### Your task
Leave out every picture, then transcribe the rest of the listing exactly.

START Recorded information

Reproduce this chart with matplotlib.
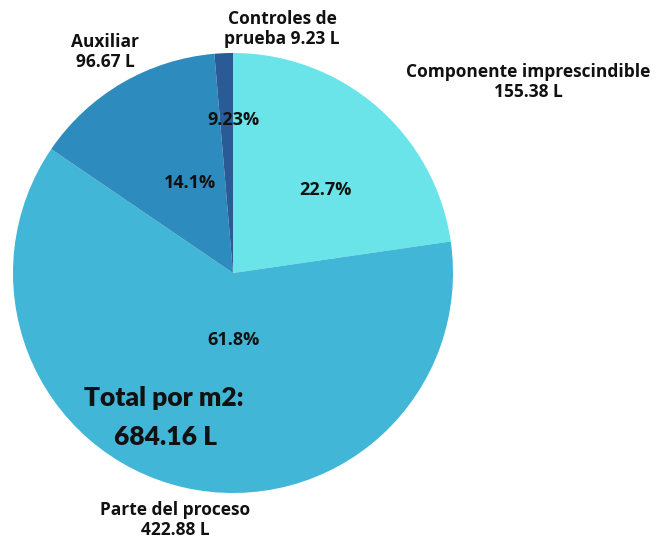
import matplotlib
matplotlib.use("Agg")
import matplotlib.pyplot as plt

categories = ["Componente imprescindible", "Parte del proceso", "Auxiliar", "Controles de\nprueba"]
values = [155.38, 422.88, 96.67, 9.23]
pct_labels = ["22.7%", "61.8%", "14.1%", "9.23%"]
colors = ["#6AE4E8", "#41B6D6", "#2E8BBD", "#2B5B96"]
total_label = ["Total por m2:", "684.16 L"]

W, H = 666, 546
fig = plt.figure(figsize=(W / 100, H / 100), dpi=100)
ax = fig.add_axes([0, 0, 1, 1])

cx, cy, r = 233, H - 273, 220
ax.pie(values, colors=colors, startangle=90, counterclock=False,
       center=(cx, cy), radius=r, frame=True,
       wedgeprops=dict(linewidth=0))
ax.set_xlim(0, W)
ax.set_ylim(0, H)
ax.set_aspect("equal")
ax.axis("off")

font = "Open Sans"
name_pos = [(528, 82), (175, 520), (105, 52), (282, 29)]
for cat, val, (px, py) in zip(categories, values, name_pos):
    ax.text(px, H - py, f"{cat} {val:.2f} L" if "\n" in cat else f"{cat}\n{val:.2f} L",
            ha="center", va="center", fontsize=12.5, fontweight="bold",
            family=font, color="#111111", linespacing=1.15)

pct_pos = [(325, 190), (233, 340), (190, 183), (233, 120)]
for lab, (px, py) in zip(pct_labels, pct_pos):
    ax.text(px, H - py, lab, ha="center", va="center", fontsize=13,
            fontweight="bold", family=font, color="#111111")

ax.text(164, H - 398, total_label[0], ha="center", va="center", fontsize=19,
        fontweight="heavy", family="Lato", color="#111111")
ax.text(165, H - 437, total_label[1], ha="center", va="center", fontsize=19,
        fontweight="heavy", family="Lato", color="#111111")

fig.savefig("out.png", dpi=100)
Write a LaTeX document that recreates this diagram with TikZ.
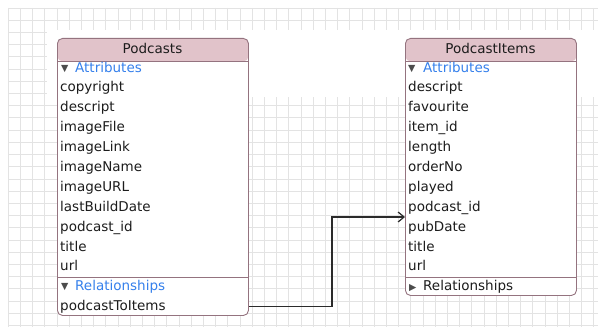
\documentclass[tikz,border=0pt]{standalone}
\usepackage{fontspec}
\setmainfont{DejaVu Sans}
\usetikzlibrary{arrows.meta,calc}

\definecolor{gridline}{HTML}{E3E3E3}
\definecolor{headerfill}{HTML}{E1C3CA}
\definecolor{entityedge}{HTML}{94737F}
\definecolor{sectionblue}{HTML}{3580EC}
\definecolor{rowink}{HTML}{1C1C1C}
\definecolor{connector}{HTML}{2B2B2B}

\tikzset{
  entity/.style={draw=entityedge, line width=0.9pt, rounded corners=5pt, fill=white,
    inner sep=0pt, anchor=north west,
    path picture={\fill[headerfill] (path picture bounding box.north west)
      rectangle ([yshift=-23pt]path picture bounding box.north east);}},
  headertext/.style={anchor=base, inner sep=0pt, text=rowink,
    font=\fontsize{13.5}{16}\selectfont},
  rowtext/.style={anchor=base west, inner sep=0pt, text=rowink,
    font=\fontsize{13.5}{16}\selectfont},
  sectiontext/.style={rowtext, text=sectionblue},
  disclosure/.style={anchor=base west, inner sep=0pt, text=black!70,
    font=\fontsize{9.5}{9.5}\selectfont},
  divider/.style={draw=entityedge, line width=0.9pt},
  rel/.style={draw=connector, line width=1.2pt,
    -{Straight Barb[length=6pt,width=10pt]}},
  gridrule/.style={draw=gridline, line width=0.6pt}
}

\begin{document}
\begin{tikzpicture}[x=1pt, y=-1pt]
  % canvas
  \useasboundingbox (0,0) rectangle (598,329);
  \fill[white] (0,0) rectangle (598,329);

  % background grid
  \foreach \gx in {0,...,48}
    \draw[gridrule] ({8+12.2*\gx},8) -- ({8+12.2*\gx},327);
  \foreach \gy in {0,...,26}
    \draw[gridrule] (8,{8+12.2*\gy}) -- (598,{8+12.2*\gy});
  \fill[white] (47,30) rectangle (598,97);

  % entity frames
  \node[entity, minimum width=191pt, minimum height=277pt] (podcasts) at (57,38) {};
  \node[entity, minimum width=171pt, minimum height=257pt] (items) at (405,38) {};

  % section dividers
  \draw[divider] ([yshift=-23pt]podcasts.north west) -- ([yshift=-23pt]podcasts.north east);
  \draw[divider] ([yshift=-239pt]podcasts.north west) -- ([yshift=-239pt]podcasts.north east);
  \draw[divider] ([yshift=-23pt]items.north west) -- ([yshift=-23pt]items.north east);
  \draw[divider] ([yshift=-239pt]items.north west) -- ([yshift=-239pt]items.north east);

  % entity names
  \node[headertext] (podcastsname) at (152.5,54) {Podcasts};
  \node[headertext] (itemsname) at (490.5,54) {PodcastItems};

  % Podcasts entity
  \node[disclosure] (pattrmark) at (61,71.8) {▼};
  \node[sectiontext] (pattr) at (75,72.5) {Attributes};
  \foreach \label [count=\i from 0] in {copyright, descript, imageFile, imageLink,
      imageName, imageURL, lastBuildDate, podcast\_id, title, url}
    \node[rowtext] (pa\i) at (60,{91.8+19.9*\i}) {\label};
  \node[disclosure] (prelmark) at (61,289.8) {▼};
  \node[sectiontext] (prel) at (75,290.5) {Relationships};
  \node[rowtext] (ptoi) at (60,310) {podcastToItems};

  % PodcastItems entity
  \node[disclosure] (iattrmark) at (408,71.8) {▼};
  \node[sectiontext] (iattr) at (423,72.5) {Attributes};
  \foreach \label [count=\i from 0] in {descript, favourite, item\_id, length,
      orderNo, played, podcast\_id, pubDate, title, url}
    \node[rowtext] (ia\i) at (408,{91.8+19.9*\i}) {\label};
  \node[disclosure] (irelmark) at (409,290) {▶};
  \node[rowtext] (irel) at (423,290.5) {Relationships};

  % relationship connector
  \coordinate (bend) at (332,217);
  \draw[rel] (podcasts.east |- ptoi) -| (bend) -- (items.west |- bend);
\end{tikzpicture}
\end{document}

END Recorded information

### Solved problem
Reproduce this chart with matplotlib.
import matplotlib
matplotlib.use("Agg")
import matplotlib.pyplot as plt

categories = ["Componente imprescindible", "Parte del proceso", "Auxiliar", "Controles de\nprueba"]
values = [155.38, 422.88, 96.67, 9.23]
pct_labels = ["22.7%", "61.8%", "14.1%", "9.23%"]
colors = ["#6AE4E8", "#41B6D6", "#2E8BBD", "#2B5B96"]
total_label = ["Total por m2:", "684.16 L"]

W, H = 666, 546
fig = plt.figure(figsize=(W / 100, H / 100), dpi=100)
ax = fig.add_axes([0, 0, 1, 1])

cx, cy, r = 233, H - 273, 220
ax.pie(values, colors=colors, startangle=90, counterclock=False,
       center=(cx, cy), radius=r, frame=True,
       wedgeprops=dict(linewidth=0))
ax.set_xlim(0, W)
ax.set_ylim(0, H)
ax.set_aspect("equal")
ax.axis("off")

font = "Open Sans"
name_pos = [(528, 82), (175, 520), (105, 52), (282, 29)]
for cat, val, (px, py) in zip(categories, values, name_pos):
    ax.text(px, H - py, f"{cat} {val:.2f} L" if "\n" in cat else f"{cat}\n{val:.2f} L",
            ha="center", va="center", fontsize=12.5, fontweight="bold",
            family=font, color="#111111", linespacing=1.15)

pct_pos = [(325, 190), (233, 340), (190, 183), (233, 120)]
for lab, (px, py) in zip(pct_labels, pct_pos):
    ax.text(px, H - py, lab, ha="center", va="center", fontsize=13,
            fontweight="bold", family=font, color="#111111")

ax.text(164, H - 398, total_label[0], ha="center", va="center", fontsize=19,
        fontweight="heavy", family="Lato", color="#111111")
ax.text(165, H - 437, total_label[1], ha="center", va="center", fontsize=19,
        fontweight="heavy", family="Lato", color="#111111")

fig.savefig("out.png", dpi=100)
Write a LaTeX document that recreates this diagram with TikZ.
\documentclass[tikz,border=0pt]{standalone}
\usepackage{fontspec}
\setmainfont{DejaVu Sans}
\usetikzlibrary{arrows.meta,calc}

\definecolor{gridline}{HTML}{E3E3E3}
\definecolor{headerfill}{HTML}{E1C3CA}
\definecolor{entityedge}{HTML}{94737F}
\definecolor{sectionblue}{HTML}{3580EC}
\definecolor{rowink}{HTML}{1C1C1C}
\definecolor{connector}{HTML}{2B2B2B}

\tikzset{
  entity/.style={draw=entityedge, line width=0.9pt, rounded corners=5pt, fill=white,
    inner sep=0pt, anchor=north west,
    path picture={\fill[headerfill] (path picture bounding box.north west)
      rectangle ([yshift=-23pt]path picture bounding box.north east);}},
  headertext/.style={anchor=base, inner sep=0pt, text=rowink,
    font=\fontsize{13.5}{16}\selectfont},
  rowtext/.style={anchor=base west, inner sep=0pt, text=rowink,
    font=\fontsize{13.5}{16}\selectfont},
  sectiontext/.style={rowtext, text=sectionblue},
  disclosure/.style={anchor=base west, inner sep=0pt, text=black!70,
    font=\fontsize{9.5}{9.5}\selectfont},
  divider/.style={draw=entityedge, line width=0.9pt},
  rel/.style={draw=connector, line width=1.2pt,
    -{Straight Barb[length=6pt,width=10pt]}},
  gridrule/.style={draw=gridline, line width=0.6pt}
}

\begin{document}
\begin{tikzpicture}[x=1pt, y=-1pt]
  % canvas
  \useasboundingbox (0,0) rectangle (598,329);
  \fill[white] (0,0) rectangle (598,329);

  % background grid
  \foreach \gx in {0,...,48}
    \draw[gridrule] ({8+12.2*\gx},8) -- ({8+12.2*\gx},327);
  \foreach \gy in {0,...,26}
    \draw[gridrule] (8,{8+12.2*\gy}) -- (598,{8+12.2*\gy});
  \fill[white] (47,30) rectangle (598,97);

  % entity frames
  \node[entity, minimum width=191pt, minimum height=277pt] (podcasts) at (57,38) {};
  \node[entity, minimum width=171pt, minimum height=257pt] (items) at (405,38) {};

  % section dividers
  \draw[divider] ([yshift=-23pt]podcasts.north west) -- ([yshift=-23pt]podcasts.north east);
  \draw[divider] ([yshift=-239pt]podcasts.north west) -- ([yshift=-239pt]podcasts.north east);
  \draw[divider] ([yshift=-23pt]items.north west) -- ([yshift=-23pt]items.north east);
  \draw[divider] ([yshift=-239pt]items.north west) -- ([yshift=-239pt]items.north east);

  % entity names
  \node[headertext] (podcastsname) at (152.5,54) {Podcasts};
  \node[headertext] (itemsname) at (490.5,54) {PodcastItems};

  % Podcasts entity
  \node[disclosure] (pattrmark) at (61,71.8) {▼};
  \node[sectiontext] (pattr) at (75,72.5) {Attributes};
  \foreach \label [count=\i from 0] in {copyright, descript, imageFile, imageLink,
      imageName, imageURL, lastBuildDate, podcast\_id, title, url}
    \node[rowtext] (pa\i) at (60,{91.8+19.9*\i}) {\label};
  \node[disclosure] (prelmark) at (61,289.8) {▼};
  \node[sectiontext] (prel) at (75,290.5) {Relationships};
  \node[rowtext] (ptoi) at (60,310) {podcastToItems};

  % PodcastItems entity
  \node[disclosure] (iattrmark) at (408,71.8) {▼};
  \node[sectiontext] (iattr) at (423,72.5) {Attributes};
  \foreach \label [count=\i from 0] in {descript, favourite, item\_id, length,
      orderNo, played, podcast\_id, pubDate, title, url}
    \node[rowtext] (ia\i) at (408,{91.8+19.9*\i}) {\label};
  \node[disclosure] (irelmark) at (409,290) {▶};
  \node[rowtext] (irel) at (423,290.5) {Relationships};

  % relationship connector
  \coordinate (bend) at (332,217);
  \draw[rel] (podcasts.east |- ptoi) -| (bend) -- (items.west |- bend);
\end{tikzpicture}
\end{document}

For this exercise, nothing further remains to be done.